TO BE DONE: Retype the opening lines of the listing below, ending with the line that contains "const L = 94, R = 1022, T = 38, B = 392;", and leave out any pictures.

## Start

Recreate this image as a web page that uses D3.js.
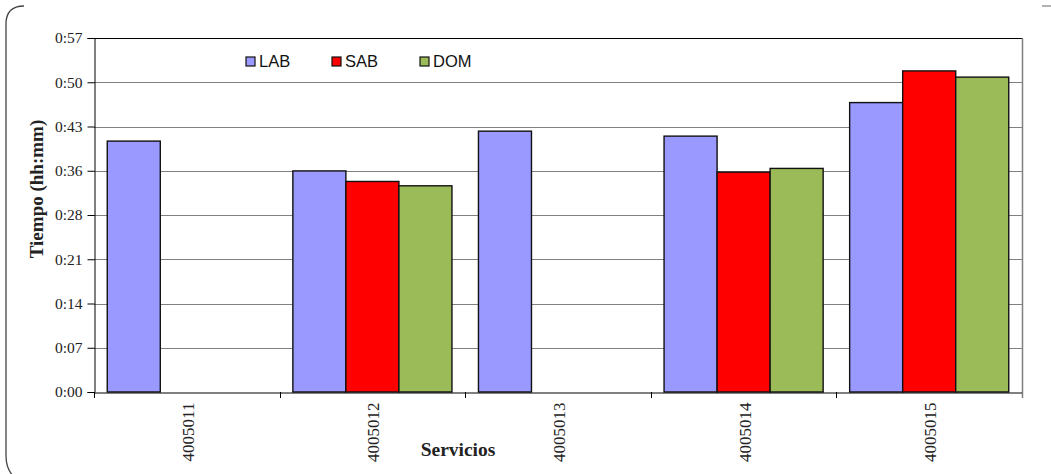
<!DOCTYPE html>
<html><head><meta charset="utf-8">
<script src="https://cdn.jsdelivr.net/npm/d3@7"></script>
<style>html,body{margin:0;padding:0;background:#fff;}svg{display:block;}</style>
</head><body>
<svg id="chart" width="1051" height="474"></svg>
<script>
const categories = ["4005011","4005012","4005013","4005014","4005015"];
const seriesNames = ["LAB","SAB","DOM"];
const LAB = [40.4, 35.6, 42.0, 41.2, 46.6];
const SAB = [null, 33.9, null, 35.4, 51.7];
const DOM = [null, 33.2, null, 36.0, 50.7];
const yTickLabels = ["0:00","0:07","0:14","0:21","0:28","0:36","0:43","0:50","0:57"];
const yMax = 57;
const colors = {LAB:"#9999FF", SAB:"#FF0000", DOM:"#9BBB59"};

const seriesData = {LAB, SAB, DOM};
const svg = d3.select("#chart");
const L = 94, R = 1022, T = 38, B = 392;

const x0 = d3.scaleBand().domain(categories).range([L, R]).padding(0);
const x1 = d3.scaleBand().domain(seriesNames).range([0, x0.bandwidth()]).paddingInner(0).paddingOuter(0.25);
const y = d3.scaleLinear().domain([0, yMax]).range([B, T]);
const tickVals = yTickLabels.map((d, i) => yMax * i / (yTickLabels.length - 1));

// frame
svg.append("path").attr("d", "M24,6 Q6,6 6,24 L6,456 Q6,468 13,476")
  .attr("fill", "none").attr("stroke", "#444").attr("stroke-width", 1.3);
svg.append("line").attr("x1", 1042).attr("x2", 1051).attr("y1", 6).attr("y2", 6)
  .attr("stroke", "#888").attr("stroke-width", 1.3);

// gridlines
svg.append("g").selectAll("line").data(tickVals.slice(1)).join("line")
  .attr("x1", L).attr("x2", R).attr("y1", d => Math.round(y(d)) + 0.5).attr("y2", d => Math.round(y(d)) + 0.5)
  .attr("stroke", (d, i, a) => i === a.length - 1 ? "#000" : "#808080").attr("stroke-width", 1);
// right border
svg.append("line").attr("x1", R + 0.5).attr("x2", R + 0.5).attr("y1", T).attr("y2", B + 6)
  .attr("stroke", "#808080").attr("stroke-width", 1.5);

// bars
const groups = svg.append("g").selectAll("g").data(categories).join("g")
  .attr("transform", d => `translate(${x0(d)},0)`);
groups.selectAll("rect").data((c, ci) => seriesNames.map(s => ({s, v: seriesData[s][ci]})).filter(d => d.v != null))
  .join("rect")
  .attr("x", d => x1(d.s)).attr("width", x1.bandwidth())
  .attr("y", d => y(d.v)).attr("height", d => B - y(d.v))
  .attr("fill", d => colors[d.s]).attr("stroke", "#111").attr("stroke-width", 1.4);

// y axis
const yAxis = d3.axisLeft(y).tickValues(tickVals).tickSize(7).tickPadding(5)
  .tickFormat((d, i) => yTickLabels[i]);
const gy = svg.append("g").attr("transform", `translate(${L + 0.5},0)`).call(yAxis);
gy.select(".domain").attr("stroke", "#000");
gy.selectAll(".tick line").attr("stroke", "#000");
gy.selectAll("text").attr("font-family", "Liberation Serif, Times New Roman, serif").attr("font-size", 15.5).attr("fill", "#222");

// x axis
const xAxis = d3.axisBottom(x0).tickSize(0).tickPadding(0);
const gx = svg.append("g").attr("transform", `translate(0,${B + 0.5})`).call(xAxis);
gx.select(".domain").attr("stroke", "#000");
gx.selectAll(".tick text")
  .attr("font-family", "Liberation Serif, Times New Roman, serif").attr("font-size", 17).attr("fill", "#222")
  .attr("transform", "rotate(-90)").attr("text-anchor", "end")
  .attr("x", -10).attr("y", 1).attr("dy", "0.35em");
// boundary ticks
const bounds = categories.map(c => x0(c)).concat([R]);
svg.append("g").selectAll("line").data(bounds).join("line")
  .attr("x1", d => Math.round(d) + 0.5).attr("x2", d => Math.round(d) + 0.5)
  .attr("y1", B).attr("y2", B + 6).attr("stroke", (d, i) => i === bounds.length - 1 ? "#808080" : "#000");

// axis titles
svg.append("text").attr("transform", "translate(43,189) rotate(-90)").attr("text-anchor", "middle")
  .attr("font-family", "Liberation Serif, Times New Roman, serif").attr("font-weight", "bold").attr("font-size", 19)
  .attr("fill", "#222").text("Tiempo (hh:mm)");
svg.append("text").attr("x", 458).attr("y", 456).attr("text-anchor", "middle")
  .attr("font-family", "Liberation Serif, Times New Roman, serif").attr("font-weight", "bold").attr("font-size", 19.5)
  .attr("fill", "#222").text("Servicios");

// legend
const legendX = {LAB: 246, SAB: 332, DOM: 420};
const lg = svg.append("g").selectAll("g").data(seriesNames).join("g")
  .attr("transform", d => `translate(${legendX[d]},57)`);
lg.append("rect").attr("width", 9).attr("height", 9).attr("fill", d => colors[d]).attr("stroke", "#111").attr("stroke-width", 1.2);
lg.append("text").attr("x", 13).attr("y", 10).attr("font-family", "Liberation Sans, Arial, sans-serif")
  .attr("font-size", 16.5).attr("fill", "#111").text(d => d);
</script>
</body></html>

## End

ANSWER FOR THE TASK:
Recreate this image as a web page that uses D3.js.
<!DOCTYPE html>
<html><head><meta charset="utf-8">
<script src="https://cdn.jsdelivr.net/npm/d3@7"></script>
<style>html,body{margin:0;padding:0;background:#fff;}svg{display:block;}</style>
</head><body>
<svg id="chart" width="1051" height="474"></svg>
<script>
const categories = ["4005011","4005012","4005013","4005014","4005015"];
const seriesNames = ["LAB","SAB","DOM"];
const LAB = [40.4, 35.6, 42.0, 41.2, 46.6];
const SAB = [null, 33.9, null, 35.4, 51.7];
const DOM = [null, 33.2, null, 36.0, 50.7];
const yTickLabels = ["0:00","0:07","0:14","0:21","0:28","0:36","0:43","0:50","0:57"];
const yMax = 57;
const colors = {LAB:"#9999FF", SAB:"#FF0000", DOM:"#9BBB59"};

const seriesData = {LAB, SAB, DOM};
const svg = d3.select("#chart");
const L = 94, R = 1022, T = 38, B = 392;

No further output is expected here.